Francis visits the Lutheran community of Rome: it is time for reconciled diversity

Pastor Jeans-Martin Kruse, pastor of Christuskirche in Rome and Pope Francis at vespers, Sunday, November 15, 2015Yesterday afternoon the Holy Father met with the evangelical Lutheran community of Rome in the Christuskirche, where he was warmly welcomed by Pastor Jeans-Martin Kruse, who in his welcome discourse also recalled the visits to the same [church] by St. John Paul II and Pope Benedict XVI.

Francis then answered questions from three members of the community, a child and two women, and after the vespers prayer, with the reading from the Gospel of St. Matthew (25, 31, 46), he pronounced an off-the-cuff homily in which he emphasised that Lutherans and Catholics must ask mutual forgiveness for persecutions against each other and for the scandal of divisions.

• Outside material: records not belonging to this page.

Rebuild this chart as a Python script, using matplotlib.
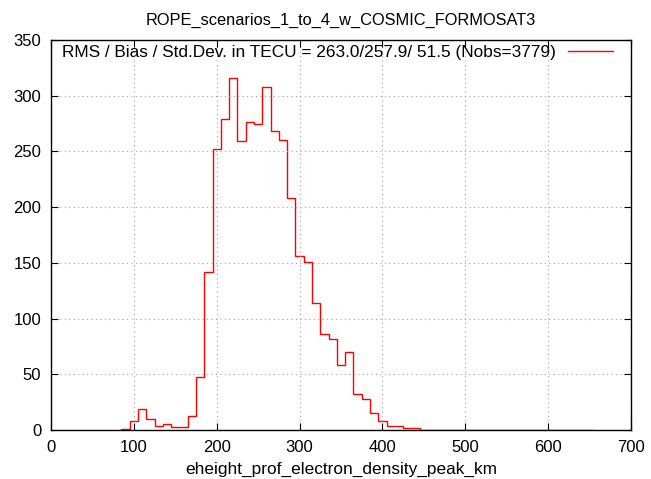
import numpy as np
import matplotlib
matplotlib.use("Agg")
import matplotlib.pyplot as plt

plt.rcParams['font.family'] = ['Liberation Sans', 'DejaVu Sans']

# histogram of peak heights, 10 km bins centred on 90 .. 650 km
bin_centers = np.arange(90, 651, 10)
counts = [1, 8, 19, 10, 4, 5, 3, 3, 13, 48,
          142, 252, 279, 316, 259, 276, 275, 308, 268, 260,
          208, 156, 151, 114, 86, 82, 58, 70, 32, 28,
          15, 8, 4, 4, 2, 2, 0, 0, 0, 0,
          0, 0, 0, 0, 0, 0, 0, 0, 0, 0,
          0, 0, 0, 0, 0, 0, 0]
bin_width = 10

title = "ROPE_scenarios_1_to_4_w_COSMIC_FORMOSAT3"
legend_label = "RMS / Bias / Std.Dev. in TECU = 263.0/257.9/ 51.5 (Nobs=3779)"
xlabel = "eheight_prof_electron_density_peak_km"

edges = np.append(bin_centers - bin_width / 2, bin_centers[-1] + bin_width / 2)

fig = plt.figure(figsize=(6.51, 4.79), dpi=100)
ax = fig.add_axes([51 / 651, 49 / 479, 580 / 651, 390 / 479])

ax.stairs(counts, edges, color='#ff0000', linewidth=1.0)

ax.set_xlim(0, 700)
ax.set_ylim(0, 350)
ax.set_xticks(np.arange(0, 701, 100))
ax.set_yticks(np.arange(0, 351, 50))
ax.grid(True, color='#a0a0a0', linestyle=(0, (1, 3)), linewidth=0.8)
ax.tick_params(direction='in', length=5, top=True, right=True, labelsize=12, pad=7)
for s in ax.spines.values():
    s.set_linewidth(1.0)
    s.set_color('black')

ax.set_title(title, fontsize=11.8, pad=11)
ax.set_xlabel(xlabel, fontsize=12.4, labelpad=5)

h = plt.Line2D([], [], color='#ff0000', linewidth=1.0)
ax.legend([h], [legend_label], loc='upper right', bbox_to_anchor=(0.969, 0.987),
          frameon=False, markerfirst=False, handlelength=2.6, fontsize=12.4,
          handletextpad=0.7, borderpad=0, borderaxespad=0)

fig.savefig("out.png", dpi=100)
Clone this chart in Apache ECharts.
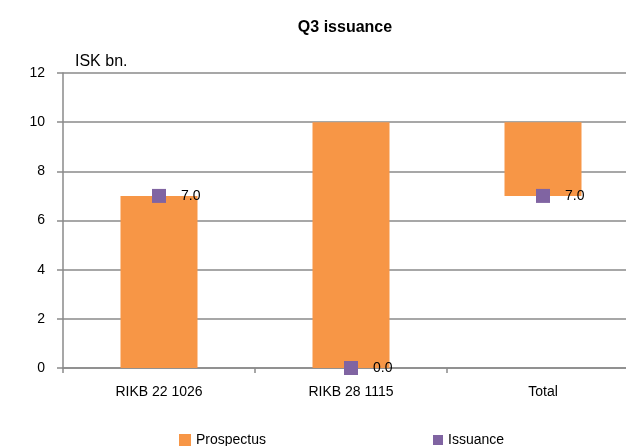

The first question to which the Pope responded was from a child who wanted to know what he liked the most about being the Pope. “The thing I like best, sincerely, is being a pastor”, Francis replied. “I like being the Pope in the style of a parish priest. Service: I like it, in the sense that I feel good, when I visit the sick, when I speak with people who are desperate or sad. I like going to prisons … to speak with detainees… Every time I enter a prison I ask myself, ‘Why them and not me?’. And I am aware of the salvation of Jesus Christ, His love for me. Because He saved me. I am no less a sinner than they are, but the Lord took me by the hand. And when I go into a prison I am happy. Being a Pope is being a bishop, being a pastor. If a Pope is not also a bishop, if a Pope is not also a pastor, he may be a very intelligent person, very important and hold great influence in society, but I think that inside he will not be happy”.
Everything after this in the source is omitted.